The next dish to arrive was the oyster filo. This consisted of a oyster wrapped in kanafe which was deep fried and served on a bed of lettuce and topped with wasabi aioli. The oyster flavour was not strong and the wasabi aioli added a nice extra flavour. The crunch of the kanafe gave the morsel a satisfying crunch.
It was at this point the teppanyaki chef arrived and started cooking.
Here tofu was sliced and cooked upon the grill with asparagus. When the duo was cooked the asparagus was served on top of the tofu and dressed with tomato and red onion salsa. The tofu was typically bland which made its combination with the asparagus and the acidic tomato “ceviche” a strange one. The flavours didn’t really combine together well for me.
The scallops in this dish was cooked in a uni (sea urchin) butter which smelt divine while it was cooking. The scallop however lacked sweetness and was quite bland which allowed the uni taste to come through. The tiger prawn was delicious and served with a miso yoghurt and tabouleh salsa. The salsa tasted quite similar to the tomato salsa in the dish before.
Here a squid tube stuffed with crab meat was sliced and cooked on the hot plate before being serverd with spicy miso yoghurt and a cream jalapeno sauce. The grill had imparted a nice flavour to the squid while the crab meat didn’t add too much flavourwise. The sauces added a little kicked to the tasty squid.

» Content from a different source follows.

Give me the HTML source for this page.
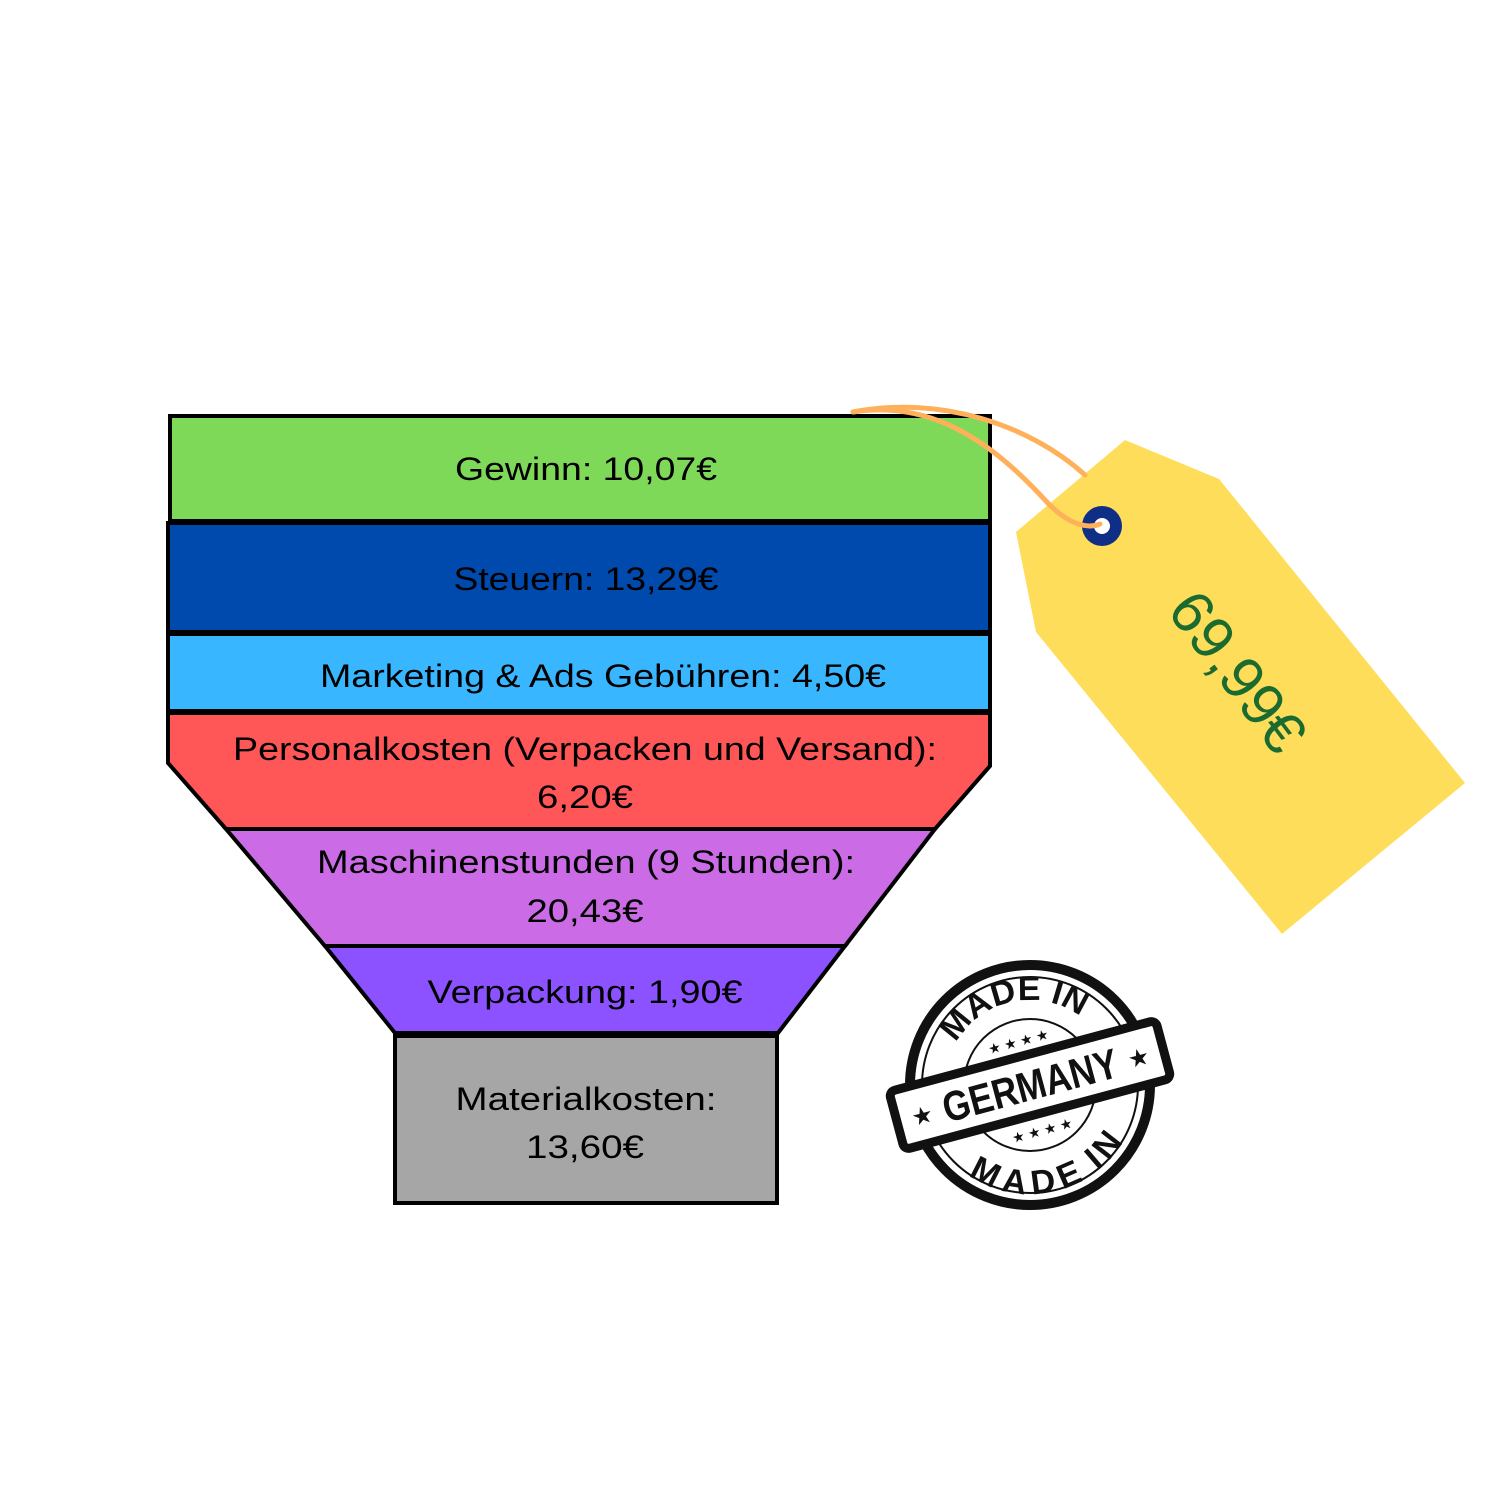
<!DOCTYPE html>
<html><head><meta charset="utf-8"><style>html,body{margin:0;padding:0;background:#fff}svg{display:block}</style></head>
<body>
<svg width="1500" height="1500" viewBox="0 0 1500 1500" xmlns="http://www.w3.org/2000/svg" font-family="Liberation Sans, sans-serif">
<rect width="1500" height="1500" fill="#fff"/>
<g stroke="#000" stroke-width="4" stroke-linejoin="miter">
<rect x="170" y="416" width="820" height="105" fill="#7fd958"/>
<rect x="168" y="523" width="822" height="109" fill="#004aad"/>
<rect x="168" y="634" width="822" height="77" fill="#38b6ff"/>
<polygon points="168,713 990,713 990,766 935,829 226,829 168,763" fill="#ff5757"/>
<polygon points="226,829 935,829 845,946 325,946" fill="#cb6ce6"/>
<polygon points="325,946 845,946 778,1033 395,1033" fill="#8c52ff"/>
<rect x="395" y="1036" width="382" height="167" fill="#a6a6a6"/>
</g>
<g font-size="32" fill="#000" text-anchor="middle">
<text x="586" y="480" textLength="262" lengthAdjust="spacingAndGlyphs">Gewinn: 10,07€</text>
<text x="586" y="590" textLength="265" lengthAdjust="spacingAndGlyphs">Steuern: 13,29€</text>
<text x="603" y="687" textLength="566" lengthAdjust="spacingAndGlyphs">Marketing &amp; Ads Gebühren: 4,50€</text>
<text x="585" y="760" textLength="704" lengthAdjust="spacingAndGlyphs">Personalkosten (Verpacken und Versand):</text>
<text x="585" y="808" textLength="96" lengthAdjust="spacingAndGlyphs">6,20€</text>
<text x="586" y="873" textLength="538" lengthAdjust="spacingAndGlyphs">Maschinenstunden (9 Stunden):</text>
<text x="585" y="922" textLength="117" lengthAdjust="spacingAndGlyphs">20,43€</text>
<text x="585" y="1003" textLength="315" lengthAdjust="spacingAndGlyphs">Verpackung: 1,90€</text>
<text x="586" y="1110" textLength="261" lengthAdjust="spacingAndGlyphs">Materialkosten:</text>
<text x="585" y="1158" textLength="118" lengthAdjust="spacingAndGlyphs">13,60€</text>
</g>
<polygon points="1016,532 1125,440 1219,479 1465,783 1282,934 1036,632" fill="#fedd5a"/>
<circle cx="1102" cy="526" r="20" fill="#0f2f86"/>
<circle cx="1102" cy="526" r="8" fill="#fff"/>
<g fill="none" stroke="#ffb05a" stroke-width="5" stroke-linecap="round">
<path d="M853,412 C940,395 1030,425 1085,475"/>
<path d="M853,412 C930,400 990,440 1045,500 C1065,522 1085,530 1100,524"/>
</g>
<text x="1237" y="692" font-size="60" fill="#1b6b30" text-anchor="middle" transform="rotate(53 1237 672)">69,99€</text>
<g transform="translate(1030,1085)">
<circle r="120" fill="#fff" stroke="#111" stroke-width="10"/>
<circle r="108" fill="none" stroke="#111" stroke-width="2"/>
<circle r="66" fill="none" stroke="#111" stroke-width="2"/>
<defs>
<path id="arcT" d="M-85,0 A85,85 0 0 1 85,0"/>
<path id="arcB" d="M-85,0 A85,85 0 0 0 85,0"/>
</defs>
<g transform="rotate(-12)">
<text font-size="34" font-weight="bold" fill="#111" text-anchor="middle"><textPath href="#arcT" startOffset="50%">MADE IN</textPath></text>
<text font-size="34" font-weight="bold" fill="#111" text-anchor="middle"><textPath href="#arcB" startOffset="50%" dominant-baseline="hanging">MADE IN</textPath></text>
</g>
<g transform="rotate(-15)">
<rect x="-138" y="-30" width="276" height="60" rx="6" fill="#fff" stroke="#111" stroke-width="9"/>
<text x="0" y="15" font-size="42" font-weight="bold" fill="#111" text-anchor="middle" textLength="180" lengthAdjust="spacingAndGlyphs">GERMANY</text>
<text x="-112" y="10" font-size="24" fill="#111" text-anchor="middle">★</text>
<text x="112" y="10" font-size="24" fill="#111" text-anchor="middle">★</text>
<text x="0" y="-40" font-size="14" fill="#111" text-anchor="middle">★ ★ ★ ★</text>
<text x="0" y="52" font-size="14" fill="#111" text-anchor="middle">★ ★ ★ ★</text>
</g>
</g>
</svg>
</body></html>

This beautiful dish consisted of raw salmon topped with salmon roe on a bed of crispy leeks and seaweed dressed with a delicious Karashishu miso sauce. Without the crispy leeks and to die for Karashishu sauce this dish would have been remembered as salmon sashimi. The leeks adding a great textural component here.
This dish was meant to consist of Black Angus beef but instead was substituted with wagyu beef which is what is meant to be now. While the beef was grilled to how you personally liked it (medium rare for me) we snacked on moorish artichoke chips. The grilled beef had a nice beef flavour as only wagyu can give. A trio of dipping sauces were provided to compliment the beef.
Some showmanship was finally displayed for the last dish the teppanyaki chef made for us. The chef skillfully spun an egg on the hotplate before tossing it up in the air and catching in still spinning on his metal spatula. A final toss ended with the egg split in half by the up-turned edge of the spatula. The fried rice is not very flavoursome when you consider it having jamon as one of its components. In fact the rice is dominated by the bitterness of burnt garlic. The crispy prawn head from the tiger prawn used in an earlier dish is like a tasty prawn cracker.
This soup is a great rendition of this Japanese staple. The prawn flavour is quite pronounced which was something I really liked.
A delicious oozing chocolate fondant is balanced nicely with the green tea ice cream. This is one of the best places to get a chocolate fondant and it is easy to miss the tuille under the green tea ice cream.
The dishes maybe small but due to the large number of them, I was very full at the end of the meal. Some dishes were hit and miss and I would have loved more of a show. However the service was very good and the chef was quite nice.